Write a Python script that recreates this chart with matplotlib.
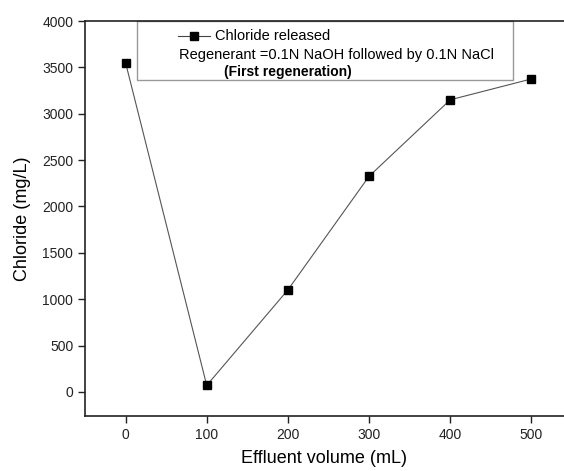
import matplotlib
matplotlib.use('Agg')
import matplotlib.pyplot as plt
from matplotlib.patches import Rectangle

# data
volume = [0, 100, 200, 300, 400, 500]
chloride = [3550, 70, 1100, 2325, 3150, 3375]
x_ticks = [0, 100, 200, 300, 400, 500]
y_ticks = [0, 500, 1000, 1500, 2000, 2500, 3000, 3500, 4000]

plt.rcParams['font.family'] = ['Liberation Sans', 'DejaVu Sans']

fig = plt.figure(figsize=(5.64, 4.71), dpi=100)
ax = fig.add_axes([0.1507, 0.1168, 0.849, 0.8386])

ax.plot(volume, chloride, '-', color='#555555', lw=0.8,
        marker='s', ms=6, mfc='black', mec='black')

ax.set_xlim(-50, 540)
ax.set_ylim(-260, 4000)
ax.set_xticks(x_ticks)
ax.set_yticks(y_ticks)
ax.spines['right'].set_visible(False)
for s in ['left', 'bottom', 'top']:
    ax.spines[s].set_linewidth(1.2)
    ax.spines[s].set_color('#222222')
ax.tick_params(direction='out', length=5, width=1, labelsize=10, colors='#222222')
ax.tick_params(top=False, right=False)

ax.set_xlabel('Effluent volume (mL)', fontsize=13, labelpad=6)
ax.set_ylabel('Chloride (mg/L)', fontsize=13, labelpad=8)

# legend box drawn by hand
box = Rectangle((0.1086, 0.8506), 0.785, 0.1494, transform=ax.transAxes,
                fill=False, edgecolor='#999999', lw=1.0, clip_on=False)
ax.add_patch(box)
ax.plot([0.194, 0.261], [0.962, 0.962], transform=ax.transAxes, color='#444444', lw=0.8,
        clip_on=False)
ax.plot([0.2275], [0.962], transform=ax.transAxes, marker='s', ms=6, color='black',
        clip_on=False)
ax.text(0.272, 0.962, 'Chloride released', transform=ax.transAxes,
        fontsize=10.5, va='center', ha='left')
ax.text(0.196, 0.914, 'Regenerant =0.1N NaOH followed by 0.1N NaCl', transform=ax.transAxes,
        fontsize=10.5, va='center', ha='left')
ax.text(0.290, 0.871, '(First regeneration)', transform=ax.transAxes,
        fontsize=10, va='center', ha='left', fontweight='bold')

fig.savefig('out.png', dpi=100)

» GIVEN TASK: Find "chart". Copy every line it occurs in.

» ANSWER BELOW:
Write a Python script that recreates this chart with matplotlib.

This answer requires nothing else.